Jahre später ergibt sich für Hoffmann die Gelegenheit nach Afrika zu reisen, als Teil der sogenannten „Schutztruppe“. Zwischen 1904 und 1908 verübt sie einen Völkermord an den Hereros und Namas, bei dem bis zu 60.000 Menschen ums Leben kamen. Und in dessen Zuge tausende Schädel den Weg in die deutschen ethnologischen Museen fanden, wo sie zu weiten Teilen auch heute noch liegen.

Mit seinen Filmen „Der Staat gegen Fritz Bauer“ und „Das schweigende Klassenzimmer“ hat sich Lars Kraume als Chronist der deutschen Geschichte etabliert, wobei ihn vor allem die dunklen Seiten interessieren. Ein besonders dunkles Kapitel ist nun auch Thema von „Der vermessene Mensch“, allerdings auch ein besonders heikles, was vielleicht erklärt, warum der  Historienfilm so wirkt als würde er auf rohen Eiern laufen.

Allein die Frage, aus welcher Perspektive es für einen weißen Deutschen im Jahre 2023 möglich ist, von einem an Schwarzen verübten Völkermord zu erzählen, ist nicht einfach zu beantworten. Die Perspektive der Opfer einzunehmen erschien Kraume dabei unmöglich, „Der vermessene Mensch“ erzählt daher aus Täterperspektive, will allerdings sein Publikum nicht von Anfang an vor den Kopf stoßen. So wirkt Alexander Hoffmann zunächst wie ein Solitär unter lauter Rassisten, wie ein Visionär, der seiner Zeit weit voraus ist. Die damals beliebte, inzwischen längst als unwissenschaftlich diskreditierte Methode des Vermessens von Köpfen, nutzt dieser Hoffmann daher nicht etwa dazu, die Überlegenheit der weißen Rasse zu beweisen, sondern zum Gegenteil: Er will zeigen, dass die Menschen im Kern gleich sind und vor allem durch ihr Umfeld geformt werden.
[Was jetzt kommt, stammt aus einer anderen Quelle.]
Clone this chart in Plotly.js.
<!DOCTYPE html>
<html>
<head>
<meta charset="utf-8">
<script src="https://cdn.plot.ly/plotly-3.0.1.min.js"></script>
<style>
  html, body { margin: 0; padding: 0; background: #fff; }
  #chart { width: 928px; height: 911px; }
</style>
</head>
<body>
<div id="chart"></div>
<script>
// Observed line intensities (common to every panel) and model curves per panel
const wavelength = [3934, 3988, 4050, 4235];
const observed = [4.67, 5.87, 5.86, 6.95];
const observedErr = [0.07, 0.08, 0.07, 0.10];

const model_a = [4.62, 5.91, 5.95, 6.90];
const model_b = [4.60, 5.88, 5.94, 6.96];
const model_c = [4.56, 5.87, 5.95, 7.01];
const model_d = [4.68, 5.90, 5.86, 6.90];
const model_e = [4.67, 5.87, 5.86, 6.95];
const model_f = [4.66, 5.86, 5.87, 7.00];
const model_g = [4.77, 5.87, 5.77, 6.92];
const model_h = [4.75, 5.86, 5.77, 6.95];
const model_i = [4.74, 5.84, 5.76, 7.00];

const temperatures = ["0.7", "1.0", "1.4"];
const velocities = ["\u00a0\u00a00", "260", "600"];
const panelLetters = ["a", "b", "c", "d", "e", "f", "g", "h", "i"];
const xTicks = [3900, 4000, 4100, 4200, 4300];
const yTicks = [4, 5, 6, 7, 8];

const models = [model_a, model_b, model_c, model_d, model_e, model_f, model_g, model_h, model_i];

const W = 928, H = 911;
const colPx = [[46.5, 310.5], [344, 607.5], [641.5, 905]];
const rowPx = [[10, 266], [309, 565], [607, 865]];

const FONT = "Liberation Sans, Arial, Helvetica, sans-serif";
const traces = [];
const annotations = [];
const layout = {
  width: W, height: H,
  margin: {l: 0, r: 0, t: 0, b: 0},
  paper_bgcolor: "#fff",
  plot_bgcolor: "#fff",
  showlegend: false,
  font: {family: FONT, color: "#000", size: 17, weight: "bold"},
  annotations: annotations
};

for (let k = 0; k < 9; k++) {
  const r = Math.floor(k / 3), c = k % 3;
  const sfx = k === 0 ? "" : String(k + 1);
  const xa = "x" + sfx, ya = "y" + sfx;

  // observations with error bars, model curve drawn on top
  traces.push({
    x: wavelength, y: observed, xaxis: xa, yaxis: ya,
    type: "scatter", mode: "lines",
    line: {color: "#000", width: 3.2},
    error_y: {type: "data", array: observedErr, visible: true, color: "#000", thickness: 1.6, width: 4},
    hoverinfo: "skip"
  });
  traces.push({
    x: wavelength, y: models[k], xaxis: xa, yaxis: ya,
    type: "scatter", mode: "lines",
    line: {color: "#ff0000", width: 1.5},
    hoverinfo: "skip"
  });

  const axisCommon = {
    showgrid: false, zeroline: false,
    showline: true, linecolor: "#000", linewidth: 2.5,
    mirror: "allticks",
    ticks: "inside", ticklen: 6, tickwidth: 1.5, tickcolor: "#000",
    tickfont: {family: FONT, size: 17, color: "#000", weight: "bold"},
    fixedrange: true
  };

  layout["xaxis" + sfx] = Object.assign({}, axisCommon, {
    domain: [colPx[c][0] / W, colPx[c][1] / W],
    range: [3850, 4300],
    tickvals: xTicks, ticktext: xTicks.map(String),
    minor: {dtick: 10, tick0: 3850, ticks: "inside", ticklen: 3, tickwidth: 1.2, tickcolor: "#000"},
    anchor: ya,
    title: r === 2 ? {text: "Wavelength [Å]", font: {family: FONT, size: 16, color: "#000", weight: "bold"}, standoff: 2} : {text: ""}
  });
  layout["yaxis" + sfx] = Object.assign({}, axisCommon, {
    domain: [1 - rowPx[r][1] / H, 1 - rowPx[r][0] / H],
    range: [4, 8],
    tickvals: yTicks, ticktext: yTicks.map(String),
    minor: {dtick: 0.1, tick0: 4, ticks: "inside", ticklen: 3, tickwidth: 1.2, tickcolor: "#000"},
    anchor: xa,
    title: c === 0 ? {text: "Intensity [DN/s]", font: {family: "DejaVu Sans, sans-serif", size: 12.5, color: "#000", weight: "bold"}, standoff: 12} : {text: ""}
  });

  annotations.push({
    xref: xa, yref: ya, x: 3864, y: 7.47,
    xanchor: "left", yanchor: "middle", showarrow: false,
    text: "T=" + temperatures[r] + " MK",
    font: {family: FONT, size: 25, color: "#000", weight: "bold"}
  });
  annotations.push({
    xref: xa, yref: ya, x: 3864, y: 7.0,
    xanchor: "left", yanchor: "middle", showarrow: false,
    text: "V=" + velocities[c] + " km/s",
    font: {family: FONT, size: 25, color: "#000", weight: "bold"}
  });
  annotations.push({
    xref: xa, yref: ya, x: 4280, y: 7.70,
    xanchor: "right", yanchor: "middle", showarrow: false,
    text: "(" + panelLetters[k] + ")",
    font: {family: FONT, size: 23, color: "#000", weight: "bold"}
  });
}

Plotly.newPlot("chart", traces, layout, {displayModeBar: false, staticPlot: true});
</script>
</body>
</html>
Eine sehr moderne Haltung, bei der man sich fragen kann, ob ein Wissenschaftler um 1900 tatsächlich so dachte oder es sich hier nicht doch um Wunschdenken und Projektion handelt. So oder so ist in jedem Moment von „Der vermessene Mensch“ der Wille zu spüren, eine moralisch richtige Haltung einzunehmen, von einem in der deutschen Öffentlichkeit bislang viel zu wenig beachteten Verbrechen zu erzählen. Dieser Ansatz ist aller Ehren wert, die Ausführung bleibt am Ende jedoch allzu schematisch, um auch als Film zu überzeugen. Vor allem als Ausgangspunkt für weiterführende Diskussionen kann Lars Kraumes „Der vermessene Mensch“ überzeugen, das letzte filmische Wort in Sachen Auseinandersetzung mit der deutschen Kolonialgeschichte ist dieser allzu vorsichtige Film nicht.